On the action of non-invertible symmetries on local operators in 3+1d

This paper establishes that finite non-invertible symmetries in 3+1d without topological line operators necessarily act invertibly on local operators, leading to a decomposition of general non-invertible symmetries into invertible actions and gauging interfaces, and deriving necessary conditions for such symmetries to be anomaly-free.

Pavel Putrov, Rajath Radhakrishnan

Published 2026-03-05
📖 5 min read🧠 Deep dive

Imagine the universe as a giant, complex dance floor. In physics, the "dancers" are particles and fields, and the "rules of the dance" are symmetries. For a long time, physicists thought these rules were like a standard dance troupe: if you did a move, you could always do the exact opposite move to get back to where you started.

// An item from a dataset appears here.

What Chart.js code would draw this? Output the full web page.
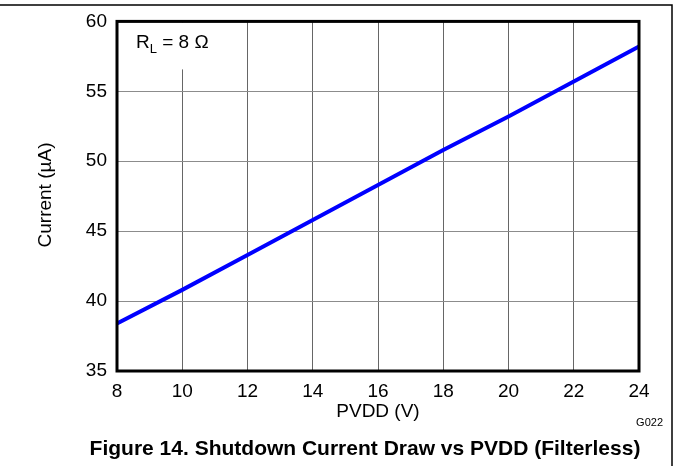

This is called an invertible symmetry.

But recently, physicists discovered a new, weird kind of dance rule called non-invertible symmetry. Imagine a move where, if you do it, you can't just "undo" it with a single step. It's like a magic trick where you turn a red ball into a blue one, but there's no single button to turn the blue ball back into a red one.

This paper asks a very specific question: How do these weird, non-reversible magic tricks affect the individual dancers (local operators) on the floor?

Here is the breakdown of their discovery, using simple analogies:

1. The "Ghost" vs. The "Real" Move

The authors realized that in our 4-dimensional world (3 dimensions of space + 1 of time), these non-invertible symmetries come in two flavors:

  • The "Ghost" Symmetries: Some of these symmetries are like ghosts. They exist as large, floating membranes in the universe, but they don't actually touch or change the individual dancers. If you try to use a "ghost" symmetry on a single particle, nothing happens. The paper proves that if a symmetry has no "lines" (thin, string-like defects) floating around, it must act like a normal, reversible symmetry on the particles. It's like a ghost trying to push a car; it looks scary, but it can't actually move the car.
  • The "Real" Symmetries: The only time these symmetries actually scramble the particles in a non-reversible way is when they are built from a specific recipe: Gauging.

2. The "Gauging" Recipe (The Coset)

The paper explains that the only way to get a truly non-invertible effect on particles is to take a normal group of dancers (an invertible symmetry) and perform a "Gauging" operation.

The Analogy:
Imagine a dance troupe where everyone is wearing a specific colored shirt (a symmetry).

  1. Normal Symmetry: You can swap the shirts around, but everyone is still distinct.
  2. Gauging: You decide to "erase" the distinction between everyone wearing a red shirt. You force them to act as a single unit.
  3. The Result: Now, if you try to look at a single dancer, you can't tell if they were originally red or blue because the "erasing" process has mixed them up. The symmetry is now non-invertible.

The authors show that every non-invertible symmetry acting on particles is just a combination of:

  1. A normal, reversible dance move (the invertible part).
  2. Followed by this "erasing/mixing" gauging process.

So, the "magic" isn't actually new magic; it's just a standard dance move followed by a specific type of cleanup crew that mixes things up.

3. The "Anomaly" Check (Is the Dance Floor Safe?)

In physics, an "anomaly" is like a glitch in the matrix. It means the rules of the dance are so contradictory that the universe can't exist in a stable, empty state (a "trivially gapped phase").

The paper asks: When is this non-invertible dance safe? When does it not cause a glitch?

They found a strict condition for safety. For a non-invertible symmetry to be "anomaly-free" (safe), the groups involved in the "Gauging" recipe must fit together perfectly, like two puzzle pieces that interlock without overlapping or leaving gaps.

Mathematically, they call this a Zappa-Szép product (or bicrossed product).

  • Simple Analogy: Imagine you have a group of people (Group H) and another group (Group K). To make a safe, non-invertible symmetry, these two groups must be able to combine to form a bigger group (Group G) in a very specific way where they don't step on each other's toes, but they also don't leave any empty space. If they don't fit this specific "lock-and-key" pattern, the universe would glitch out.

4. The Big Takeaway

The paper concludes that in our 4D universe, non-invertible symmetries acting on particles are not "intrinsically" weird.

  • If they don't have "lines" attached to them, they act exactly like normal, reversible symmetries.
  • If they do act weirdly, it's because they are just a normal symmetry plus a "gauging" interface (a mixing process).

Why does this matter?
It simplifies the universe. Instead of thinking there are thousands of brand-new, mysterious laws of physics, the authors show that these new laws are actually just old laws wearing a disguise. They are built from familiar ingredients (groups and gauging) arranged in a specific way.

Summary in One Sentence

The paper proves that in our 4D world, if a "non-reversible" symmetry tries to change a particle, it's either doing nothing at all, or it's just a normal reversible move followed by a specific "mixing" process, and for the universe to remain stable, the groups involved in that mixing must fit together like perfect puzzle pieces.